Y'know, they say that heaven is a place where everything you love is. Boy were they right! Upon reaching the spirit-world with my guide, Joe Arizona, I was allowed to run free among sports legends until I awoke from my long sleep. Here's what happened...
...When I was in the netherworld, I saw all sorts of dead people. Joe DiMaggio was there. Although his final words were "At least I get to see Marilyn (Monroe)," he had a hard time getting to her. When I was there, Joe was still waiting for Marilyn to finish talking with both Kennedy's, Frank Sinatra, and the entire '61 Yankees team....

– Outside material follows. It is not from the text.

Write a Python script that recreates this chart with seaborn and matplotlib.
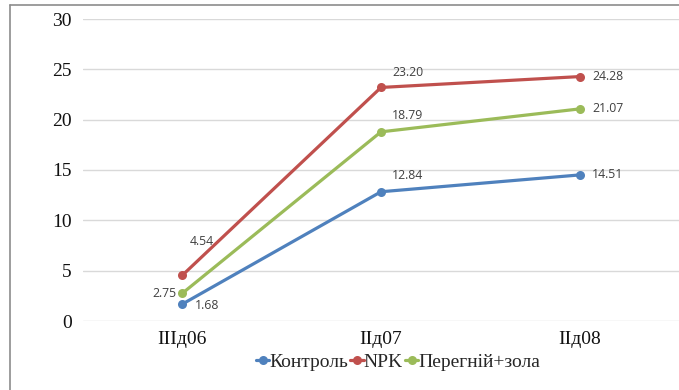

...Arizona's offense was there - supposedly it had been dead since the day of the NFL Draft. It told me to remind Ortege Jenkins that in the case of lost offenses, reincarnation is possible.
...Wilt Chamberlain was there. I tried to say hi, but as soon as I turned around, he started humping my leg! I guess he has a new record to set or something...
...Saw Babe Ruth, smoked a cigar, had a few beers. Sold him some andro for the Heavenly World Series. Anything to beat that bastard Ty Cobb, who, well, is playing for "the other team"....
...The Notorious B.I.G. was there. So was Tupac. In fact, I caught the two of them playing a game of one-on-one basketball. 2Pac couldn't stop complaining about how Biggie "murdered" him as he went up for shots.
...During my tour, I had to meet the big guy - God. Surprisingly, he looks a lot like Don King, but with more hair. Cool guy - said something about the end being near and Revelations or something like that, but I was too busy checking out the God groupies. (Insert your own "Heavenly Bodies" remark here)...
...Since I met God, he had to introduce me to the "other guy"- Steinbrenner, er, Satan. He asked me when Bobby, O.J., and Rocker were coming and was wondering how his favorite teams - the Dodgers, Yankees and USC - were doing. Stupid devil...
...It being a Saturday afternoon, I had the privilege to watch a football game between heaven and hell. Heaven, led by Walter Payton, pounded the Antichrist and his squad of fire-breathing, forked-tongued players. Heaven's fight song was kinda annoying - Belinda Carlisle's "Heaven is a Place on Earth".
...All in all it was a nice game - in fact, hell was actually kind of cold after living in Tucson for two years....
...Best of all, I saw my dead husband Sal, who said, "Sophia, I'm looking after you and Dorothy all the time."
Or was that the "Golden Girls" episode?